IMPROVING SOIL AND NUTRIENT MANAGEMENT SYSTEMS FOR SUSTAINED PRODUCTIVITY AND ENVIRONMENTAL QUALITY
Location: Soil Plant Nutrient Research (SPNR)
Title: Integrated nitrogen management.
Submitted to: Soil and Water Conservation Society
Publication Type: Book / Chapter
Publication Acceptance Date: July 1, 2008
Publication Date: February 10, 2010
Citation: Herrera, J., Delgado, J.A. 2010. Integrated nitrogen management. Soil and Water Conservation Society. p. 94-127. In Delgado, J.A. and R.F. Follett (eds). Advances in Nitrogen Management for Water Quality. SWCS, Ankeny, IA.
Interpretive Summary: The physiological process of linking the supply of N (N fertilization) with the demand of N that will ultimately determine the extent of the previous effects is N uptake. The form of N (NO3 and NH4) absorbed has a significant effect on the physiological mechanisms of uptake, transport, assimilation, and storage of N and, in some crops, on the functioning and architecture of the crop. In addition, certain forms of N can increase or prevent certain pathways for N loss. NO3-N is the form of N most susceptible to losses from the rooting zone. Guaranteeing a mixed N supply can minimize N losses and increase crop productivity. A mixed N supply can be achieved to a certain extent by deciding the N source and the method of application. Although there are a high number of options for N mineral fertilizers, the sources that are currently used are very few and are mainly influenced by cost of production, storage, and application. Therefore, the efficiency of the application at the farm level is usually last in the list of priorities that influences the selection of a certain product. Slow N release fertilizers offer a good option for increasing N use efficiency, but the current costs of these materials prohibits their use on most farms growing row crops. Both N source and the growth stage of the crop determine the methods that are suitable for applying N. Although, these two factors restrict the scope of methods to use in the application of N, there are still a good number of options that orientate the kind of transformations at which the N source will be exposed.

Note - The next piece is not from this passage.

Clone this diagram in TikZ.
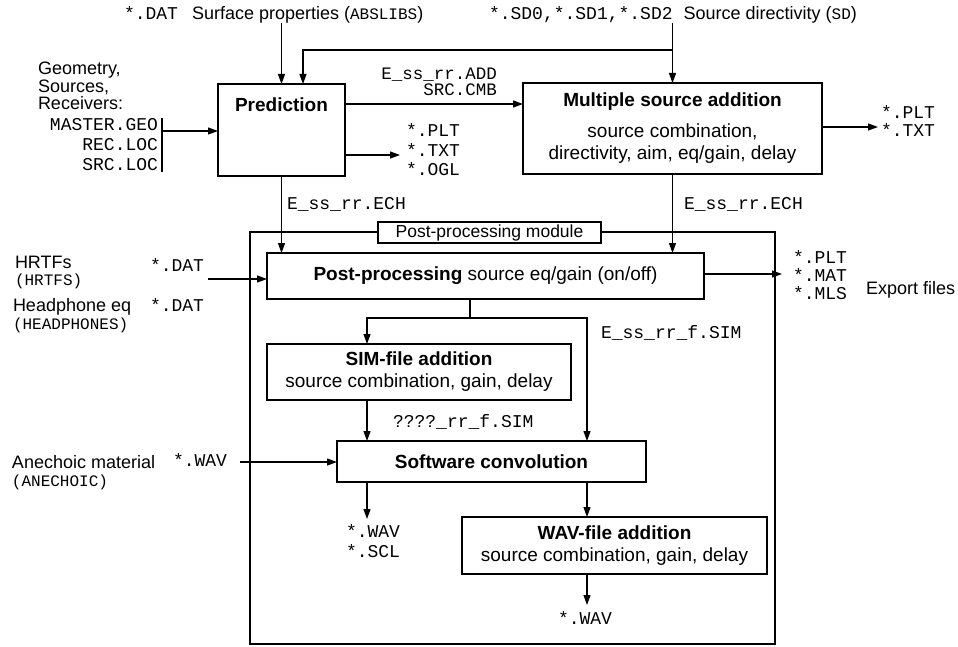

The great success associated to Rhizobium inoculation in leguminous crops has interested researchers in the use of other microorganisms in crop production. Although the use of other inoculums is lower than Rhizobium, significant progress has been made to try to integrate the management of microorganisms, such as Azospirillum, Micorrhiza, and others, into the agronomical management of fields. Finally, the need to account for numerous variables of very different natures and to consider effects at different scales (e.g. at the farm for environmental efficiency and at the regional level for global food security) makes developments in information technology promising tools to orientate and guide N management research and decisions.
N fertilization is necessary to support desired production levels on most farms in the world. The achievement of minimum production levels associated with N fertilization is necessary to guarantee global food production. In addition, the efficient use of N is a fundamental agronomic goal to maximize yield potential, while minimizing negative effects of N on the environment. However, the most efficient use of N fertilizers (as other resources) occurs while yield increases linearly as a function of applied N fertilizer. It thus seems impossible to maximize total production and efficiency because there is a fundamental trade-off between them. This introduces an important dilemma in the discussion of the future needs of global food production: whether it is more environmentally sustainable to attempt to maximize resource use efficiency or total production. An argument for the former is that losses and damage to the global environment are likely to be lower, however conversely more land area has to be used to meet the demand for food, since production would be below its potential maximum level (de Wit, 1992; Zoebl, 1996). Improved crop productivity from N fertilization can result from increases in yield and/or improvements in quality factors. However, the complexity associated to the cycle of N in the environment and the uptake and use of N by the crop makes N fertilizer management complex and uncertain. Almost every agronomic practice has an effect on N nutrition. Therefore, any N management strategy should consider agronomical goals and integration into the whole field management.